When Google’s Sergey Brin took the stage at the Code conference, everyone was expecting for some earth-shattering revelations to be made, but things weren’t really so.
Aside from the rather cute and impressive self-driving cars that Google revealed, Brin addressed a range of topics, including Google Glass, Google+, and mass surveillance, but didn’t really give much details on either.
Google’s efforts to create a self-driving car have been known for years and the retrofitted Lexus and Prius models that the company has been testing have been on the streets for a couple of years now, learning how to handle themselves in real driving circumstances, including how to avoid other cars, crashes, and jaywalkers.
At the conference, the company took the next step and unveiled a prototype it built from scratch to accommodate Google’s vision for the driverless cars. It has no steering wheel, no pedals, no breaks, no mirrors, glove compartment, or much in the way of entertainment.
The cars have an on and off button, seatbelts, and loads of sensors to map the world around them. When will the cars be ready to hit the road? There was no answer to this question, although this is probably the one thing everyone wants to know.
Previous estimates indicated that it would take the company another decade to fine-tune the project, but Google may be in a hurry since there are other companies that are interested in taking on the same challenge.
Another important project that the Google X team has been working on is the Google Glass. “Google Glass will be a commercial product this year… plus or minus,” Sergey Brin when asked about this.

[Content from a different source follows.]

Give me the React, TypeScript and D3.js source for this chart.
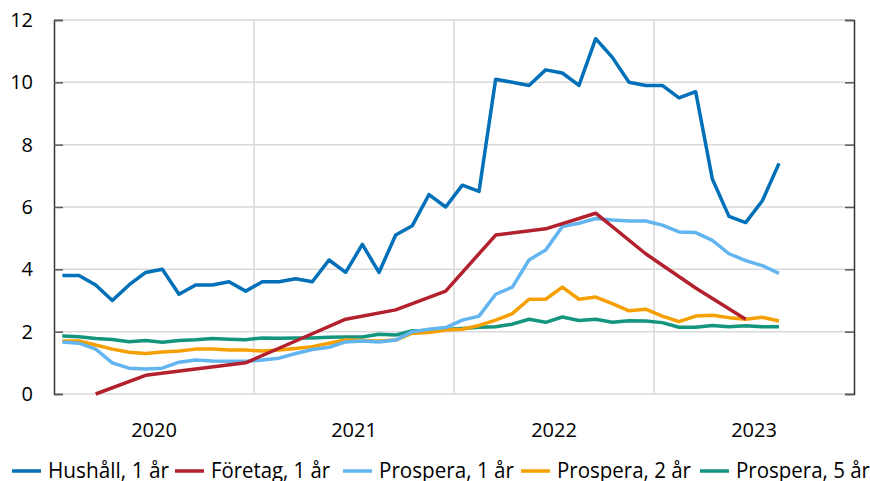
import * as React from 'react';
import { useRef, useEffect } from 'react';
import * as d3 from 'd3';

// months Jan 2020 .. Dec 2023 (x axis categories)
const years = [2020, 2021, 2022, 2023];
const months = years.flatMap((y) => d3.range(1, 13).map((m) => `${y}-${String(m).padStart(2, '0')}`));
const yTicks = [0, 2, 4, 6, 8, 10, 12];

// monthly values from Jan 2020 to Aug 2023
const hushall = [
  3.8, 3.8, 3.5, 3.0, 3.5, 3.9, 4.0, 3.2, 3.5, 3.5, 3.6, 3.3,
  3.6, 3.6, 3.7, 3.6, 4.3, 3.9, 4.8, 3.9, 5.1, 5.4, 6.4, 6.0,
  6.7, 6.5, 10.1, 10.0, 9.9, 10.4, 10.3, 9.9, 11.4, 10.8, 10.0, 9.9,
  9.9, 9.5, 9.7, 6.9, 5.7, 5.5, 6.2, 7.4,
];
// quarterly survey, null where no observation
const foretag = [
  null, null, 0.0, null, null, 0.6, null, null, 0.8, null, null, 1.0,
  null, null, 1.7, null, null, 2.4, null, null, 2.7, null, null, 3.3,
  null, null, 5.1, null, null, 5.3, null, null, 5.8, null, null, 4.5,
  null, null, 3.4, null, null, 2.4,
];
const prospera1 = [
  1.67, 1.63, 1.44, 1.0, 0.83, 0.8, 0.83, 1.02, 1.09, 1.06, 1.05, 1.05,
  1.09, 1.15, 1.3, 1.43, 1.5, 1.67, 1.7, 1.67, 1.73, 2.0, 2.08, 2.13,
  2.37, 2.5, 3.2, 3.43, 4.3, 4.62, 5.37, 5.48, 5.63, 5.58, 5.55, 5.55,
  5.42, 5.2, 5.18, 4.93, 4.5, 4.28, 4.12, 3.87,
];
const prospera2 = [
  1.7, 1.7, 1.57, 1.44, 1.34, 1.3, 1.35, 1.38, 1.44, 1.44, 1.41, 1.41,
  1.38, 1.41, 1.46, 1.52, 1.63, 1.73, 1.72, 1.7, 1.73, 1.95, 1.97, 2.05,
  2.08, 2.2, 2.37, 2.58, 3.04, 3.04, 3.43, 3.04, 3.11, 2.9, 2.67, 2.72,
  2.5, 2.32, 2.5, 2.53, 2.45, 2.4, 2.46, 2.34,
];
const prospera5 = [
  1.86, 1.84, 1.78, 1.75, 1.68, 1.72, 1.66, 1.72, 1.74, 1.78, 1.76, 1.74,
  1.8, 1.79, 1.8, 1.8, 1.82, 1.83, 1.83, 1.92, 1.89, 2.03, 2.03, 2.07,
  2.1, 2.14, 2.16, 2.24, 2.4, 2.3, 2.47, 2.36, 2.4, 2.3, 2.35, 2.34,
  2.29, 2.14, 2.14, 2.2, 2.16, 2.19, 2.16, 2.16,
];

const seriesNames = ['Hushåll, 1 år', 'Företag, 1 år', 'Prospera, 1 år', 'Prospera, 2 år', 'Prospera, 5 år'];
const seriesValues = [hushall, foretag, prospera1, prospera2, prospera5];
const seriesColors = ['#0070B8', '#B3202E', '#62B5EF', '#F5A000', '#14967E'];

export default function App() {
  const svgRef = useRef<SVGSVGElement>(null);
  const width = 870;
  const height = 481;
  const margin = { top: 20, right: 16, bottom: 87, left: 54 };
  const font = "'Open Sans', sans-serif";

  useEffect(() => {
    if (!svgRef.current) return;
    const svg = d3.select(svgRef.current);
    svg.selectAll('*').remove();

    const x = d3.scaleBand<string>()
      .domain(months)
      .range([margin.left, width - margin.right])
      .paddingInner(0);
    const y = d3.scaleLinear()
      .domain([0, 12])
      .range([height - margin.bottom, margin.top]);
    const bw = x.bandwidth();
    const x0 = margin.left;
    const x1 = width - margin.right;

    // gridlines
    svg.append('g')
      .selectAll('line')
      .data(yTicks)
      .join('line')
      .attr('x1', x0).attr('x2', x1)
      .attr('y1', (d) => y(d)).attr('y2', (d) => y(d))
      .attr('stroke', '#d9d9d9')
      .attr('stroke-width', 1.5);
    svg.append('g')
      .selectAll('line')
      .data(years.slice(1))
      .join('line')
      .attr('x1', (d) => x(`${d}-01`)!).attr('x2', (d) => x(`${d}-01`)!)
      .attr('y1', y(0)).attr('y2', y(12))
      .attr('stroke', '#d9d9d9')
      .attr('stroke-width', 1.5);

    // left + right axes with inward ticks
    svg.append('g')
      .attr('transform', `translate(${x0},0)`)
      .call(d3.axisRight(y).tickValues(yTicks).tickSize(9).tickFormat(() => ''))
      .call((g) => g.select('.domain').attr('stroke', '#333').attr('stroke-width', 1.5))
      .call((g) => g.selectAll('.tick line').attr('stroke', '#595959').attr('stroke-width', 1.5));
    svg.append('g')
      .attr('transform', `translate(${x1},0)`)
      .call(d3.axisLeft(y).tickValues(yTicks).tickSize(9).tickFormat(() => ''))
      .call((g) => g.select('.domain').attr('stroke', '#333').attr('stroke-width', 1.5))
      .call((g) => g.selectAll('.tick line').attr('stroke', '#595959').attr('stroke-width', 1.5));

    // y labels
    svg.append('g')
      .selectAll('text')
      .data(yTicks)
      .join('text')
      .attr('x', 33)
      .attr('y', (d) => y(d))
      .attr('dy', '0.35em')
      .attr('text-anchor', 'end')
      .attr('font-family', font)
      .attr('font-size', 20)
      .attr('fill', '#000')
      .text((d) => d);

    // year labels
    svg.append('g')
      .selectAll('text')
      .data(years)
      .join('text')
      .attr('x', (d) => x(`${d}-01`)! + bw * 6)
      .attr('y', 437)
      .attr('text-anchor', 'middle')
      .attr('font-family', font)
      .attr('font-size', 20)
      .attr('fill', '#000')
      .text((d) => d);

    // lines
    const line = d3.line<{ m: string; v: number }>()
      .x((d) => x(d.m)! + bw / 2)
      .y((d) => y(d.v));

    const order = [4, 3, 2, 1, 0];
    order.forEach((i) => {
      const pts = seriesValues[i]
        .map((v, k) => ({ m: months[k], v: v as number }))
        .filter((d) => d.v !== null && d.v !== undefined);
      svg.append('path')
        .datum(pts)
        .attr('fill', 'none')
        .attr('stroke', seriesColors[i])
        .attr('stroke-width', 3.5)
        .attr('stroke-linejoin', 'round')
        .attr('d', line);
    });

    // legend (narrow font in the original, so text is fitted to its width)
    const legendX = [12, 175, 343, 521, 700];
    const legendTextW = [121, 119, 135, 134, 134];
    const legend = svg.append('g');
    seriesNames.forEach((name, i) => {
      legend.append('line')
        .attr('x1', legendX[i]).attr('x2', legendX[i] + 29)
        .attr('y1', 471).attr('y2', 471)
        .attr('stroke', seriesColors[i])
        .attr('stroke-width', 3.5);
      legend.append('text')
        .attr('x', legendX[i] + 36)
        .attr('y', 478)
        .attr('font-family', font)
        .attr('font-size', 21)
        .attr('textLength', legendTextW[i])
        .attr('lengthAdjust', 'spacingAndGlyphs')
        .attr('fill', '#000')
        .text(name);
    });
  }, []);

  return (
    <div style={{ position: 'absolute', left: 0, top: 0 }}>
      <svg ref={svgRef} width={width} height={height} style={{ display: 'block' }} />
    </div>
  );
}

While he is giving us all hope that the device will finally exit the beta/Explorer period sometime soon (complete with a serious price cut), there’s also the possibility that the new version of the Glass won’t be made available this year either, which is disappointing.
Another issue Brin discussed at the conference was the slew of patent trolls attacking tech companies, including Google. The company has been fighting against patent trolls for a while, even agreeing to bury the hatchet with Apple in order to focus on working on improving patent laws.
He argued that business process patents, which cover new methods of doing business, should be eliminated to allow new companies to thrive. Furthermore, patent holders should be required to put the protected technology to use, which is not something practiced by trolls, which simply buy patents to sue other companies.